The Korean Film Council and Women In Film Korea launched the Centre for Gender Equality in Korean Film yesterday (March 12) in Seoul.
Veteran director Yim Soon-rye (Little Forest) and producer Jaime Shim (Joint Security Area/JSA) are leading the organisation designed to combat inequality in the film industry and deal with sexual harassment and violence.
The launch was followed by a report on sexual abuse in the film industry based on a study carried out between July and September 2017 that found 46.1% of respondents had experienced sexual violence or harassment. 61.5% of those were women and 17.2% were men. 71.6% of perpetrators were male and 5.2% were female.
Of 749 respondents, 73% said they did not go public with the incidents of abuse, with the majority saying they were afraid of industry rumours, damage to their reputations and exclusion from casting or other work.
On a panel after the announcement, Venice award-winning actress Moon So-ri (Oasis) said she had been hesitant about whether she would be able to speak “detachedly and calmly” about the issue of sexual abuse in filmmaking, but thinking about Seo Ji-hyun, a prosecutor who recently went public with accusations of workplace-related sexual harassment which led to an outcry in South Korea, and the rise of the international #metoo movement, she decided to join.
“Revelations from well-known figures have had a great influence on the #metoo movement, but I’m glad that now we can do something more than agonize over whether to make them or not as victims. Now that we have the Centre for Gender Equality in Korean Film, men and women can put their heads together to figure out how to move forward. A tremendous number of well-known actors feel very glad about this and I think they will want to participate,” she said.
Government agency KOFIC funds the Centre for Gender Equality in Korean Film while Women In Film Korea, which is registered as a corporation, will operate it, carrying out further studies to influence policy and find legal ways to protect victims of sexual abuse. The need for the centre was brought up in 2016, with the survey carried out in 2017 and the announcement made this year.
KOFIC chairman Oh Seok-geun emphasised yesterday that people who have been convicted of sexual violence are excluded from the organization’s various support programmes and that they are currently working to expand that exclusion to people who have been accused, not just convicted.
Seoul International Women’s Film Festival director Kim Sunah urged KOFIC to go for more proactive industry-wide measures, saying sexual abuse and gender inequality are creating an imbalance in the industry and the content it produces.
“Female audiences are tired of watching films with just men, so they do so less and less and it becomes a vicious circle of content,” she said, noting that the majority of Korean films are financed by, made by, and feature men in male-oriented stories.

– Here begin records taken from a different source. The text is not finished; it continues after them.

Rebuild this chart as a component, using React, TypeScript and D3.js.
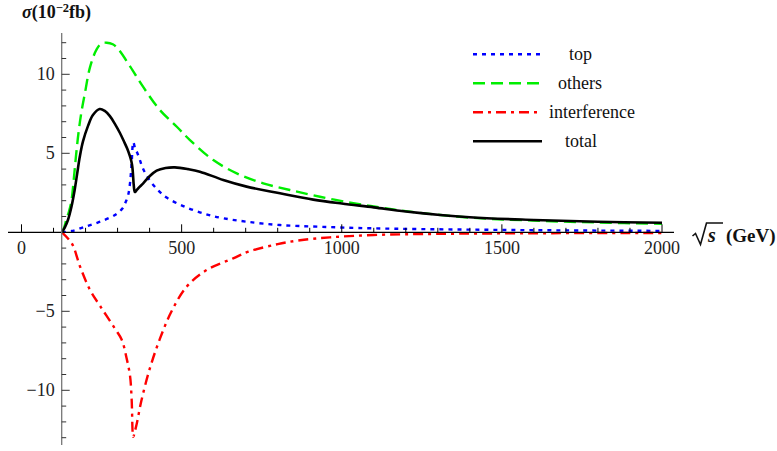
import React from "react";
import * as d3 from "d3";

// ---- data (sqrt(s) in GeV, sigma in 10^-2 fb) ----
const topX = [126, 157, 198, 245, 292, 315, 325, 333, 339, 344, 349, 355, 362, 370, 380, 400, 427, 453, 505, 573, 630, 703, 807, 932, 1098, 1400, 1700, 2000];
const topY = [0, 0.08, 0.35, 0.67, 1.1, 1.5, 1.9, 2.35, 3.15, 4.4, 5.7, 5.3, 5.0, 4.55, 4.0, 3.3, 2.65, 2.2, 1.66, 1.16, 0.89, 0.67, 0.46, 0.35, 0.25, 0.17, 0.12, 0.09];

const othersX = [126, 133, 140, 148, 156, 163, 170, 178, 187, 198, 214, 235, 250, 266, 285, 302, 339, 380, 432, 485, 526, 599, 672, 755, 838, 932, 1036, 1119, 1200, 1400, 1600, 1800, 2000];
const othersY = [0, 0.3, 0.8, 1.3, 2.0, 3.3, 4.8, 6.3, 7.6, 8.8, 10.45, 11.6, 11.95, 12.0, 11.9, 11.6, 10.5, 9.2, 7.74, 6.68, 5.84, 4.57, 3.73, 3.1, 2.68, 2.25, 1.84, 1.58, 1.34, 0.93, 0.74, 0.62, 0.54];

const interfX = [126, 157, 183, 214, 245, 292, 313, 328, 339, 344, 349, 354, 360, 375, 401, 432, 469, 516, 578, 661, 708, 800, 870, 963, 1098, 1300, 1600, 2000];
const interfY = [0, -0.7, -2.18, -3.65, -4.65, -6.1, -6.8, -7.95, -9.1, -10.6, -12.95, -12.6, -12.1, -10.6, -8.6, -6.75, -4.98, -3.44, -2.39, -1.65, -1.23, -0.75, -0.5, -0.32, -0.17, -0.1, -0.06, -0.04];

const totalX = [126, 135, 145, 156, 166, 174, 182, 192, 208, 223, 244, 260, 276, 292, 307, 320, 330, 338, 343, 346, 348, 350, 352, 354, 357, 365, 380, 400, 422, 450, 479, 520, 557, 630, 703, 807, 911, 1000, 1100, 1200, 1400, 1600, 1800, 2000];
const totalY = [0, 0.3, 0.78, 1.62, 2.68, 3.73, 4.78, 5.75, 6.75, 7.42, 7.8, 7.68, 7.35, 6.85, 6.3, 5.75, 5.3, 4.85, 4.5, 4.15, 3.7, 3.1, 2.7, 2.55, 2.6, 2.8, 3.1, 3.55, 3.9, 4.07, 4.11, 4.0, 3.84, 3.31, 2.89, 2.47, 2.07, 1.82, 1.58, 1.32, 0.95, 0.78, 0.67, 0.6];

const legendLabels = ["top", "others", "interference", "total"];
const xMajorTicks = [0, 500, 1000, 1500, 2000];
const yMajorTicks = [-10, -5, 5, 10];

// ---- styling / layout ----
const seriesStyle = [
  { color: "#0000ff", dash: "4 5" },
  { color: "#00ee00", dash: "12 6" },
  { color: "#ff0000", dash: "10 5 3 5" },
  { color: "#000000", dash: "" },
];
const legendTextX = [569, 558, 549, 565];
const FONT = '"Liberation Serif", "DejaVu Serif", serif';

export default function App() {
  const W = 777, H = 451;
  const x = d3.scaleLinear().domain([0, 2000]).range([21.5, 662]);
  const y = d3.scaleLinear().domain([0, 10]).range([232.3, 74.3]);
  const axisX = x(125.5);
  const axisY = y(0);

  const series = [
    [topX, topY],
    [othersX, othersY],
    [interfX, interfY],
    [totalX, totalY],
  ];
  const line = d3
    .line<[number, number]>()
    .x((d) => x(d[0]))
    .y((d) => y(d[1]))
    .curve(d3.curveCatmullRom.alpha(0.5));

  const xMinor = d3.range(0, 2001, 100);
  const yMinor = d3.range(-13, 13, 1).filter((v) => v !== 0);
  const ts: React.CSSProperties = { fontFamily: FONT };

  return (
    <svg
      width={W}
      height={H}
      style={{ position: "absolute", left: 0, top: 0, background: "#fff", fontFamily: FONT }}
    >
      <rect width={W} height={H} fill="#fff" />
      {/* curves */}
      {series.map(([xs, ys], i) => (
        <path
          key={i}
          d={line(xs.map((v, j) => [v, ys[j]] as [number, number])) || ""}
          fill="none"
          stroke={seriesStyle[i].color}
          strokeWidth={i === 3 ? 2.6 : 2.4}
          strokeDasharray={seriesStyle[i].dash || undefined}
        />
      ))}

      {/* x axis */}
      <line x1={8} x2={674} y1={axisY} y2={axisY} stroke="#000" strokeWidth={1.2} />
      {xMinor.map((v) => (
        <line
          key={"xm" + v}
          x1={x(v)}
          x2={x(v)}
          y1={axisY}
          y2={axisY - (xMajorTicks.includes(v) ? 8 : 4.5)}
          stroke="#000"
          strokeWidth={1}
        />
      ))}
      {xMajorTicks.map((v) => (
        <text key={"xl" + v} x={x(v)} y={254} fontSize={18} textAnchor="middle" fill="#222" style={ts}>
          {v}
        </text>
      ))}

      {/* y axis */}
      <line x1={axisX} x2={axisX} y1={33} y2={445} stroke="#777" strokeWidth={1.3} />
      {yMinor.map((v) => (
        <line
          key={"ym" + v}
          x1={axisX}
          x2={axisX + (yMajorTicks.includes(v) ? 8 : 4.5)}
          y1={y(v)}
          y2={y(v)}
          stroke="#333"
          strokeWidth={1}
        />
      ))}
      {yMajorTicks.map((v) => (
        <text key={"yl" + v} x={axisX - 7} y={y(v) + 6} fontSize={18} textAnchor="end" fill="#222" style={ts}>
          {v < 0 ? "\u2212" + Math.abs(v) : v}
        </text>
      ))}

      {/* y title */}
      <text x={22} y={18} fontSize={18} fontWeight="bold" fill="#111" style={ts}>
        <tspan fontStyle="italic">σ</tspan>
        <tspan>(10</tspan>
        <tspan dy={-6} fontSize={12.5}>−2</tspan>
        <tspan dy={6}>fb)</tspan>
      </text>

      {/* x title: radical sign drawn as a path, then s and (GeV) */}
      <path
        d="M692.5,236 L695.5,233.5 L700.5,244.5 L706.5,223 L723,223"
        fill="none"
        stroke="#111"
        strokeWidth={1.6}
        strokeLinejoin="miter"
      />
      <text x={708} y={242} fontSize={20} fontWeight="bold" fontStyle="italic" fill="#111" style={ts}>
        s
      </text>
      <text x={726} y={242} fontSize={19} fontWeight="bold" fill="#111" style={ts}>
        (GeV)
      </text>

      {/* legend */}
      {legendLabels.map((lab, i) => {
        const ly = 54.3 + i * 29;
        return (
          <g key={lab}>
            <line
              x1={473}
              x2={542}
              y1={ly}
              y2={ly}
              stroke={seriesStyle[i].color}
              strokeWidth={2.6}
              strokeDasharray={seriesStyle[i].dash || undefined}
            />
            <text x={legendTextX[i]} y={ly + 6} fontSize={18} fill="#111" style={ts}>
              {lab}
            </text>
          </g>
        );
      })}
    </svg>
  );
}
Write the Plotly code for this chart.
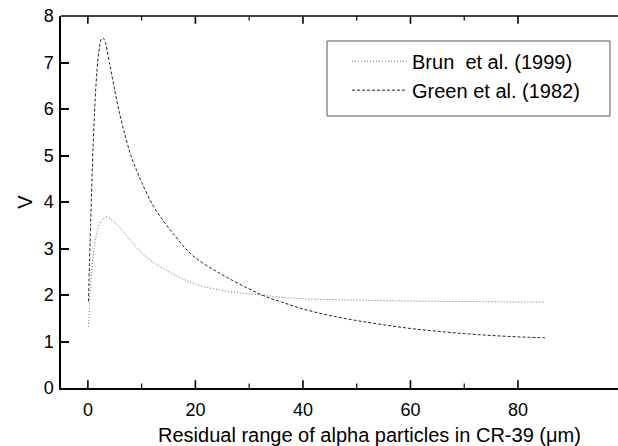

“Starting off in film schools, the female-male ratio is 50:50, but the production rate of short films is 30:70 and when you get to making feature films, only 12% are made by women, mostly independent productions. Of commercial features, only 5% are made by women,” she said.
“We need to have a 50:50 ratio not just for the Fund of Funds [a government-run investment fund], but for decision-makers in public institutions and their [project] jury members,” she said.
“The reason why men can continuously harass actresses [and other women on set] is because this society can’t stand other voices. They are friendly with and used to each other so they form groups by themselves that can lead to monstrous behavior,” she said, referring in part to the recent accusations against director Kim Ki-duk and actor Cho Jae-hyun.